→ Goal of the exercise
Write out the whole listing again, exactly.

→ Given material
>> Start

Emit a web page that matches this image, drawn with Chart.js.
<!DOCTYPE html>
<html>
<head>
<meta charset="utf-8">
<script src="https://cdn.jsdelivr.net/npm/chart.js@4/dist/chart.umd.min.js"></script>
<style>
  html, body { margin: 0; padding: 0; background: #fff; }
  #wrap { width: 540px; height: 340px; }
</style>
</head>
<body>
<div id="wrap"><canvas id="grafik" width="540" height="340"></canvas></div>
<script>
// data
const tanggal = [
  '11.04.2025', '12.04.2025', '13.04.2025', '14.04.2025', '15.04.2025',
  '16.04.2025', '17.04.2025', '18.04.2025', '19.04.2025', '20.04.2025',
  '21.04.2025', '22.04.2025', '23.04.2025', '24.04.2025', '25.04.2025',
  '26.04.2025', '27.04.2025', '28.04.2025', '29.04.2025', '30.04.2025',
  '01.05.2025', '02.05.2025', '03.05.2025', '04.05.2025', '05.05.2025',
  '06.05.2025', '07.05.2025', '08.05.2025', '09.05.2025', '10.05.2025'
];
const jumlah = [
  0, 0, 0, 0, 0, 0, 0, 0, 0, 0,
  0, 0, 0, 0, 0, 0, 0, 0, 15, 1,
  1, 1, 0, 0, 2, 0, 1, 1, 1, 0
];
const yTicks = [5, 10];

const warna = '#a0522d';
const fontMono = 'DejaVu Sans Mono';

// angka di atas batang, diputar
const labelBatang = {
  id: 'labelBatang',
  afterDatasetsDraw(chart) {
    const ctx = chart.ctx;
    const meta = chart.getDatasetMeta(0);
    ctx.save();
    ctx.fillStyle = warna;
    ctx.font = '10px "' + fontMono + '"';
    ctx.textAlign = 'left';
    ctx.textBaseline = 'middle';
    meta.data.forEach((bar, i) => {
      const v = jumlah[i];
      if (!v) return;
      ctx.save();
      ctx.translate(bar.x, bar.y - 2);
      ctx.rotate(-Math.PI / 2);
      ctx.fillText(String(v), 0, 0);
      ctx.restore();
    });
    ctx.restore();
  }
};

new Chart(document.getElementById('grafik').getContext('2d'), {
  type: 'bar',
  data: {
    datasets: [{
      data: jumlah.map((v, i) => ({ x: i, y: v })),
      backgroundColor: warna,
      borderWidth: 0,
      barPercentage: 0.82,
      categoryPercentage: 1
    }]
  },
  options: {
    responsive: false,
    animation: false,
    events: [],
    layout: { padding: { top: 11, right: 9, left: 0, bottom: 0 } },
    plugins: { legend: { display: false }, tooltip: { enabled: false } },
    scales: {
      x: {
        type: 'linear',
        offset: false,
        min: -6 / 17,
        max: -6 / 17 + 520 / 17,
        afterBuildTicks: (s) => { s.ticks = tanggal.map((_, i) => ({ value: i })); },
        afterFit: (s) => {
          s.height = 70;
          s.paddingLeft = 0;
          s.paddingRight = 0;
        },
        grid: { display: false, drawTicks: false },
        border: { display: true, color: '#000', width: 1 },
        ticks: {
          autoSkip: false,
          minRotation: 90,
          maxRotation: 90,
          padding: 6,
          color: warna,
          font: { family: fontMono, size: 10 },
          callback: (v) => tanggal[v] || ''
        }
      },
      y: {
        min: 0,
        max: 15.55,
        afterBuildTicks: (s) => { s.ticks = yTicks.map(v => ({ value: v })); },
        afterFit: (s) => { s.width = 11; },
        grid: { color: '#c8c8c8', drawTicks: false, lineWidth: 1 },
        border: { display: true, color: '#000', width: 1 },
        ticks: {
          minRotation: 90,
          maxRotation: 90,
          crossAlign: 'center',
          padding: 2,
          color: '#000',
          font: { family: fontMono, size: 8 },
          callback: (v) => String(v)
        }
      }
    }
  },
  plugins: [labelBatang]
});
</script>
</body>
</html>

>> End

→ The completed task
Emit a web page that matches this image, drawn with Chart.js.
<!DOCTYPE html>
<html>
<head>
<meta charset="utf-8">
<script src="https://cdn.jsdelivr.net/npm/chart.js@4/dist/chart.umd.min.js"></script>
<style>
  html, body { margin: 0; padding: 0; background: #fff; }
  #wrap { width: 540px; height: 340px; }
</style>
</head>
<body>
<div id="wrap"><canvas id="grafik" width="540" height="340"></canvas></div>
<script>
// data
const tanggal = [
  '11.04.2025', '12.04.2025', '13.04.2025', '14.04.2025', '15.04.2025',
  '16.04.2025', '17.04.2025', '18.04.2025', '19.04.2025', '20.04.2025',
  '21.04.2025', '22.04.2025', '23.04.2025', '24.04.2025', '25.04.2025',
  '26.04.2025', '27.04.2025', '28.04.2025', '29.04.2025', '30.04.2025',
  '01.05.2025', '02.05.2025', '03.05.2025', '04.05.2025', '05.05.2025',
  '06.05.2025', '07.05.2025', '08.05.2025', '09.05.2025', '10.05.2025'
];
const jumlah = [
  0, 0, 0, 0, 0, 0, 0, 0, 0, 0,
  0, 0, 0, 0, 0, 0, 0, 0, 15, 1,
  1, 1, 0, 0, 2, 0, 1, 1, 1, 0
];
const yTicks = [5, 10];

const warna = '#a0522d';
const fontMono = 'DejaVu Sans Mono';

// angka di atas batang, diputar
const labelBatang = {
  id: 'labelBatang',
  afterDatasetsDraw(chart) {
    const ctx = chart.ctx;
    const meta = chart.getDatasetMeta(0);
    ctx.save();
    ctx.fillStyle = warna;
    ctx.font = '10px "' + fontMono + '"';
    ctx.textAlign = 'left';
    ctx.textBaseline = 'middle';
    meta.data.forEach((bar, i) => {
      const v = jumlah[i];
      if (!v) return;
      ctx.save();
      ctx.translate(bar.x, bar.y - 2);
      ctx.rotate(-Math.PI / 2);
      ctx.fillText(String(v), 0, 0);
      ctx.restore();
    });
    ctx.restore();
  }
};

new Chart(document.getElementById('grafik').getContext('2d'), {
  type: 'bar',
  data: {
    datasets: [{
      data: jumlah.map((v, i) => ({ x: i, y: v })),
      backgroundColor: warna,
      borderWidth: 0,
      barPercentage: 0.82,
      categoryPercentage: 1
    }]
  },
  options: {
    responsive: false,
    animation: false,
    events: [],
    layout: { padding: { top: 11, right: 9, left: 0, bottom: 0 } },
    plugins: { legend: { display: false }, tooltip: { enabled: false } },
    scales: {
      x: {
        type: 'linear',
        offset: false,
        min: -6 / 17,
        max: -6 / 17 + 520 / 17,
        afterBuildTicks: (s) => { s.ticks = tanggal.map((_, i) => ({ value: i })); },
        afterFit: (s) => {
          s.height = 70;
          s.paddingLeft = 0;
          s.paddingRight = 0;
        },
        grid: { display: false, drawTicks: false },
        border: { display: true, color: '#000', width: 1 },
        ticks: {
          autoSkip: false,
          minRotation: 90,
          maxRotation: 90,
          padding: 6,
          color: warna,
          font: { family: fontMono, size: 10 },
          callback: (v) => tanggal[v] || ''
        }
      },
      y: {
        min: 0,
        max: 15.55,
        afterBuildTicks: (s) => { s.ticks = yTicks.map(v => ({ value: v })); },
        afterFit: (s) => { s.width = 11; },
        grid: { color: '#c8c8c8', drawTicks: false, lineWidth: 1 },
        border: { display: true, color: '#000', width: 1 },
        ticks: {
          minRotation: 90,
          maxRotation: 90,
          crossAlign: 'center',
          padding: 2,
          color: '#000',
          font: { family: fontMono, size: 8 },
          callback: (v) => String(v)
        }
      }
    }
  },
  plugins: [labelBatang]
});
</script>
</body>
</html>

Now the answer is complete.